El Potrillo es la base de acción de estos corazones generosos. Aquí están también los encargados de las obras para construir las primeras casas de material para las comunidades. Hasta aquí llegan los misioneros y grupos solidarios, cuando el clima y los caminos lo permiten, para enseñarles a leer y a escribir a niños, adolescentes y adultos. Podría decirse que este lugar es el centro casi por excelencia que irradia cuotas de optimismo, de confianza en un futuro mejor. En un futuro.
Paradójicamente, porque todo escasea en Ramón Lista, en la puerta del templo de El Potrillo un cartel anuncia: “La vida abundante” y “El monte nos da alimento”.
Llevo tanto tiempo aquí que no puedo ya calcular bien las fechas. Todo es igual un día, y al siguiente. Todo es lastimosamente igual.
Me despiertan los gritos de los más pequeños. Vinieron a buscarme para que juguemos, con sus bolitas de barro, a fantásticos partidos que llegan a ser nuestro único entretenimiento durante largos ratos. Ahí estallan las risas. Risas de todos colores. Porque los niños son niños. Aquí, en Córdoba, en Japón, en cualquier parte de este bendito planeta.
DATOS DE LA REALIDAD
- En la Argentina habitan unos 80.000 wichís. Junto con los chulupíes (alrededor de 1.200 personas) y los chorotes (unas 900) forman la familia de los Mataco-Mataguayo.
- Los tehuelches son aproximadamente 1.500 Aóniken, tehuelches meridionales, y unos 700 Gününa Fune, tehuelches septentrionales.
- Los tobas pertenecen al grupo lingüístico Guaycurú, y son alrededor de 60.000 personas. Viven en la provincia del Chaco, Formosa, norte de Santa Fe y Salta. Existen asentamientos por migración en Rosario y Buenos Aires.
- Los pilagá pertenecen al grupo lingüístico Guaycurú, y son alrededor de 5.000. Viven en la provincia del Chaco y Formosa. En estos últimos años, junto a las otras dos etnias de la provincia de Formosa, han comenzado un proceso de organización para la recuperación de las tierras.
- Los mocovíes pertenecen al grupo Guaycurú, junto con los tobas y los pilagás. Son aproximadamente 7.300 personas.
- Los mapuches son alrededor de 90.000 en Argentina y más de un millón en Chile.
- Se ha generalizado con el nombre de kollas a los puneños y sus descendientes, algunos quebradeños y toda otra población de origen quechua-aymará. Se estima una población de 170.000 personas.

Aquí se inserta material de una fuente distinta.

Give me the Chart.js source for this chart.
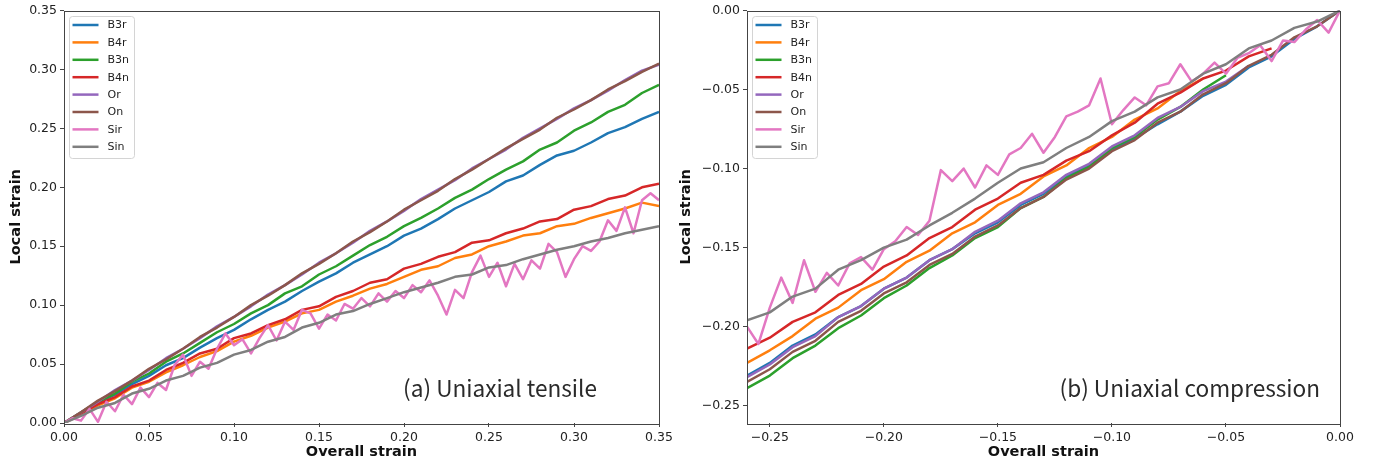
<!DOCTYPE html>
<html>
<head>
<meta charset="utf-8">
<script src="https://cdn.jsdelivr.net/npm/chart.js@4.4.1/dist/chart.umd.min.js"></script>
<style>
  html, body { margin: 0; padding: 0; background: #fff; }
  #wrap { position: relative; width: 1381px; height: 465px; }
  canvas { position: absolute; top: 0; }
  #tensile { left: 0; }
  #compression { left: 670px; }
</style>
</head>
<body>
<div id="wrap">
  <canvas id="tensile" width="690" height="465"></canvas>
  <canvas id="compression" width="711" height="465"></canvas>
</div>
<script>
/* ---------- series names / colours ---------- */
const seriesNames  = ["B3r", "B4r", "B3n", "B4n", "Or", "On", "Sir", "Sin"];
const seriesColors = ["#1f77b4", "#ff7f0e", "#2ca02c", "#d62728", "#9467bd", "#8c564b", "#e377c2", "#7f7f7f"];

/* ---------- (a) uniaxial tensile ---------- */
const tensileX = [0, 0.01, 0.02, 0.03, 0.04, 0.05, 0.06, 0.07, 0.08, 0.09, 0.10, 0.11, 0.12, 0.13, 0.14, 0.15, 0.16, 0.17,
  0.18, 0.19, 0.20, 0.21, 0.22, 0.23, 0.24, 0.25, 0.26, 0.27, 0.28, 0.29, 0.30, 0.31, 0.32, 0.33, 0.34, 0.35];
const tensileXFine = [0, 0.005, 0.01, 0.015, 0.02, 0.025, 0.03, 0.035, 0.04, 0.045, 0.05, 0.055, 0.06, 0.065, 0.07, 0.075,
  0.08, 0.085, 0.09, 0.095, 0.10, 0.105, 0.11, 0.115, 0.12, 0.125, 0.13, 0.135, 0.14, 0.145, 0.15, 0.155, 0.16, 0.165,
  0.17, 0.175, 0.18, 0.185, 0.19, 0.195, 0.20, 0.205, 0.21, 0.215, 0.22, 0.225, 0.23, 0.235, 0.24, 0.245, 0.25, 0.255,
  0.26, 0.265, 0.27, 0.275, 0.28, 0.285, 0.29, 0.295, 0.30, 0.305, 0.31, 0.315, 0.32, 0.325, 0.33, 0.335, 0.34, 0.345, 0.35];

const tenB3r = [0, .008, .017, .024, .033, .040, .049, .055, .064, .072, .079, .088, .096, .103, .112, .120, .127, .136,
  .143, .150, .159, .165, .173, .182, .189, .196, .205, .210, .219, .227, .231, .238, .246, .251, .258, .264];
const tenB4r = [0, .007, .015, .021, .030, .035, .043, .049, .056, .061, .069, .074, .081, .086, .093, .096, .103, .108,
  .114, .118, .124, .130, .133, .140, .143, .150, .154, .159, .161, .167, .169, .174, .178, .182, .187, .184];
const tenB3n = [0, .009, .018, .025, .035, .042, .052, .059, .068, .077, .084, .093, .100, .110, .116, .126, .133, .142,
  .151, .158, .167, .174, .182, .191, .198, .207, .215, .222, .232, .238, .248, .255, .264, .270, .280, .287];
const tenB4n = [0, .008, .016, .022, .031, .036, .045, .051, .059, .063, .072, .076, .083, .088, .096, .099, .107, .112,
  .119, .122, .131, .135, .141, .145, .153, .155, .161, .165, .171, .173, .181, .184, .190, .193, .200, .203];
const tenOr  = [0, .009, .018, .028, .036, .045, .055, .063, .072, .082, .090, .099, .109, .117, .126, .136, .144, .153,
  .163, .171, .180, .190, .198, .206, .216, .224, .232, .242, .250, .258, .267, .274, .282, .291, .299, .304];
const tenOn  = [0, .009, .019, .027, .036, .046, .054, .063, .073, .081, .090, .100, .108, .117, .127, .135, .144, .154,
  .162, .171, .181, .189, .197, .207, .215, .224, .233, .241, .249, .259, .266, .274, .283, .290, .298, .305];
const tenSir = [0, .004, .002, .012, .001, .018, .010, .024, .016, .030, .022, .034, .028, .049, .058, .040, .052, .046,
  .063, .076, .066, .071, .059, .072, .083, .070, .086, .079, .096, .093, .080, .092, .087, .101, .097, .106, .099, .110,
  .103, .112, .106, .117, .111, .121, .108, .092, .113, .106, .128, .142, .124, .136, .116, .135, .122, .138, .131, .152,
  .145, .124, .139, .150, .146, .154, .172, .163, .183, .161, .189, .195, .189];
const tenSin = [0, .006, .013, .017, .025, .029, .036, .040, .047, .051, .058, .062, .069, .073, .081, .085, .092, .095,
  .101, .106, .111, .115, .119, .124, .126, .132, .134, .139, .143, .147, .150, .154, .157, .161, .164, .167];

/* ---------- (b) uniaxial compression ---------- */
const compX = [-0.26, -0.25, -0.24, -0.23, -0.22, -0.21, -0.20, -0.19, -0.18, -0.17, -0.16, -0.15, -0.14, -0.13,
  -0.12, -0.11, -0.10, -0.09, -0.08, -0.07, -0.06, -0.05, -0.04, -0.03, -0.02, -0.01, 0];
const compXFine = [-0.26, -0.255, -0.25, -0.245, -0.24, -0.235, -0.23, -0.225, -0.22, -0.215, -0.21, -0.205, -0.20,
  -0.195, -0.19, -0.185, -0.18, -0.175, -0.17, -0.165, -0.16, -0.155, -0.15, -0.145, -0.14, -0.135, -0.13, -0.125,
  -0.12, -0.115, -0.11, -0.105, -0.10, -0.095, -0.09, -0.085, -0.08, -0.075, -0.07, -0.065, -0.06, -0.055, -0.05,
  -0.045, -0.04, -0.035, -0.03, -0.025, -0.02, -0.015, -0.01, -0.005, 0];

const comB3r = [-.231, -.223, -.212, -.205, -.194, -.187, -.176, -.169, -.158, -.151, -.141, -.134, -.123, -.116,
  -.105, -.098, -.088, -.081, -.072, -.064, -.054, -.047, -.036, -.029, -.018, -.010, 0];
const comB4r = [-.223, -.215, -.206, -.195, -.188, -.177, -.170, -.159, -.152, -.141, -.134, -.123, -.116, -.105,
  -.098, -.087, -.080, -.069, -.062, -.051, -.043];
const comB3n = [-.239, -.231, -.220, -.212, -.201, -.193, -.182, -.174, -.163, -.155, -.144, -.137, -.125, -.118,
  -.106, -.099, -.087, -.080, -.069, -.061, -.050, -.041];
const comB4n = [-.214, -.207, -.197, -.191, -.180, -.173, -.162, -.155, -.144, -.137, -.126, -.119, -.109, -.104,
  -.095, -.089, -.079, -.071, -.059, -.052, -.043, -.038, -.029, -.024];
const comOr  = [-.232, -.224, -.213, -.206, -.194, -.187, -.176, -.169, -.158, -.151, -.140, -.133, -.122, -.115,
  -.104, -.097, -.086, -.079, -.068, -.061, -.051, -.045, -.035];
const comOn  = [-.235, -.227, -.216, -.209, -.197, -.190, -.179, -.172, -.161, -.154, -.143, -.136, -.125, -.118,
  -.107, -.100, -.089, -.082, -.071, -.064, -.053, -.046, -.035, -.028, -.017, -.010, 0];
const comSir = [-.200, -.211, -.188, -.169, -.185, -.158, -.178, -.166, -.174, -.160, -.156, -.164, -.151, -.146,
  -.137, -.142, -.133, -.101, -.108, -.100, -.112, -.098, -.104, -.091, -.087, -.078, -.090, -.080, -.067, -.064,
  -.060, -.043, -.072, -.063, -.055, -.060, -.048, -.046, -.034, -.045, -.040, -.033, -.040, -.030, -.027, -.022,
  -.032, -.019, -.020, -.012, -.006, -.014, 0];
const comSin = [-.196, -.191, -.181, -.176, -.164, -.158, -.150, -.145, -.136, -.128, -.119, -.109, -.100, -.096,
  -.087, -.080, -.070, -.064, -.055, -.050, -.040, -.034, -.024, -.019, -.011, -.007, 0];

/* ---------- helpers ---------- */
function pairs(xs, ys) {
  return ys.map((y, i) => ({ x: xs[i], y: y }));
}

function makeSets(list) {
  return list.map((s, i) => ({
    label: seriesNames[i],
    data: pairs(s[0], s[1]),
    borderColor: seriesColors[i],
    backgroundColor: seriesColors[i],
    borderWidth: 2.5,
    pointRadius: 0,
    tension: 0,
    borderJoinStyle: "round",
    order: list.length - i   // later series on top, like matplotlib
  }));
}

function fmt(v) {
  const r = Math.round(v * 100) / 100;
  return (r < 0 ? "\u2212" : "") + Math.abs(r).toFixed(2);
}

const tickFont  = { family: "DejaVu Sans", size: 12.5 };
const titleFont = { family: "DejaVu Sans", size: 14.5, weight: "bold" };

function axis(min, max, title, horizontal, size) {
  return {
    type: "linear",
    min: min,
    max: max,
    border: { display: false },
    grid: { drawOnChartArea: false, drawTicks: true, tickLength: 4, color: "#444" },
    ticks: {
      stepSize: 0.05, includeBounds: false, autoSkip: false, maxRotation: 0,
      padding: 3, color: "#222", font: tickFont, callback: fmt
    },
    title: {
      display: true, text: title, color: "#111", font: titleFont,
      padding: horizontal ? { top: 0, bottom: 4 } : { top: 8, bottom: 0 }
    },
    afterFit(scale) {
      if (horizontal) scale.height = size; else scale.width = size;
    }
  };
}

/* frame, legend box and panel caption */
const decor = {
  id: "decor",
  afterDatasetsDraw(chart) {
    const { ctx, chartArea: a } = chart;
    ctx.save();
    ctx.strokeStyle = "#444";
    ctx.lineWidth = 1;
    ctx.strokeRect(Math.round(a.left) + 0.5, Math.round(a.top) + 0.5,
      Math.round(a.right - a.left), Math.round(a.bottom - a.top));
    ctx.restore();
  },
  afterDraw(chart, args, opts) {
    const { ctx, chartArea: a } = chart;
    const sets = chart.data.datasets;
    ctx.save();
    const bx = Math.round(a.left) + 5.5, by = Math.round(a.top) + 5.5;
    ctx.fillStyle = "rgba(255,255,255,0.8)";
    ctx.strokeStyle = "#d4d4d4";
    ctx.lineWidth = 1;
    ctx.beginPath();
    ctx.roundRect(bx, by, 65, 142, 3);
    ctx.fill();
    ctx.stroke();
    ctx.font = '11px "DejaVu Sans"';
    ctx.textBaseline = "middle";
    sets.forEach((ds, i) => {
      const y = by + 8.5 + i * 17.4;
      ctx.strokeStyle = ds.borderColor;
      ctx.lineWidth = 2.5;
      ctx.beginPath();
      ctx.moveTo(bx + 3, y);
      ctx.lineTo(bx + 29, y);
      ctx.stroke();
      ctx.fillStyle = "#222";
      ctx.fillText(ds.label, bx + 38, y + 0.5);
    });
    ctx.font = '22.6px "Noto Sans CJK JP"';
    ctx.textAlign = "right";
    ctx.fillStyle = "#2a2a2a";
    ctx.fillText(opts.text, a.right - opts.dx, a.bottom - 35);
    ctx.restore();
  }
};

/* ---------- charts ---------- */
new Chart(document.getElementById("tensile"), {
  type: "line",
  data: {
    datasets: makeSets([
      [tensileX, tenB3r], [tensileX, tenB4r], [tensileX, tenB3n], [tensileX, tenB4n],
      [tensileX, tenOr], [tensileX, tenOn], [tensileXFine, tenSir], [tensileX, tenSin]
    ])
  },
  options: {
    responsive: false,
    animation: false,
    layout: { padding: { top: 10, right: 31, bottom: 0, left: 0 } },
    plugins: { legend: { display: false }, tooltip: { enabled: false }, decor: { text: "(a) Uniaxial tensile", dx: 62 } },
    scales: {
      x: axis(0, 0.35, "Overall strain", true, 42),
      y: axis(0, 0.35, "Local strain", false, 64)
    }
  },
  plugins: [decor]
});

new Chart(document.getElementById("compression"), {
  type: "line",
  data: {
    datasets: makeSets([
      [compX, comB3r], [compX, comB4r], [compX, comB3n], [compX, comB4n],
      [compX, comOr], [compX, comOn], [compXFine, comSir], [compX, comSin]
    ])
  },
  options: {
    responsive: false,
    animation: false,
    layout: { padding: { top: 10, right: 41, bottom: 0, left: 0 } },
    plugins: { legend: { display: false }, tooltip: { enabled: false }, decor: { text: "(b) Uniaxial compression", dx: 20 } },
    scales: {
      x: axis(-0.26, 0, "Overall strain", true, 42),
      y: axis(-0.261, 0, "Local strain", false, 77)
    }
  },
  plugins: [decor]
});
</script>
</body>
</html>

- Los Mbya-Guaraníes son aproximadamente unas 3.000. Están asentados en unas 40 aldeas en todo el territorio de Misiones.
- Los diaguitas - calchaquí son aproximadamente 6.000 personas. Hay numerosos mestizos descendientes.
- Existen unos 21.000 chiríguanos y 1.400 chanés aproximadamente en Argentina. Ambos son de origen amazónico. Los primeros, guaraníes; los segundos, arawuak.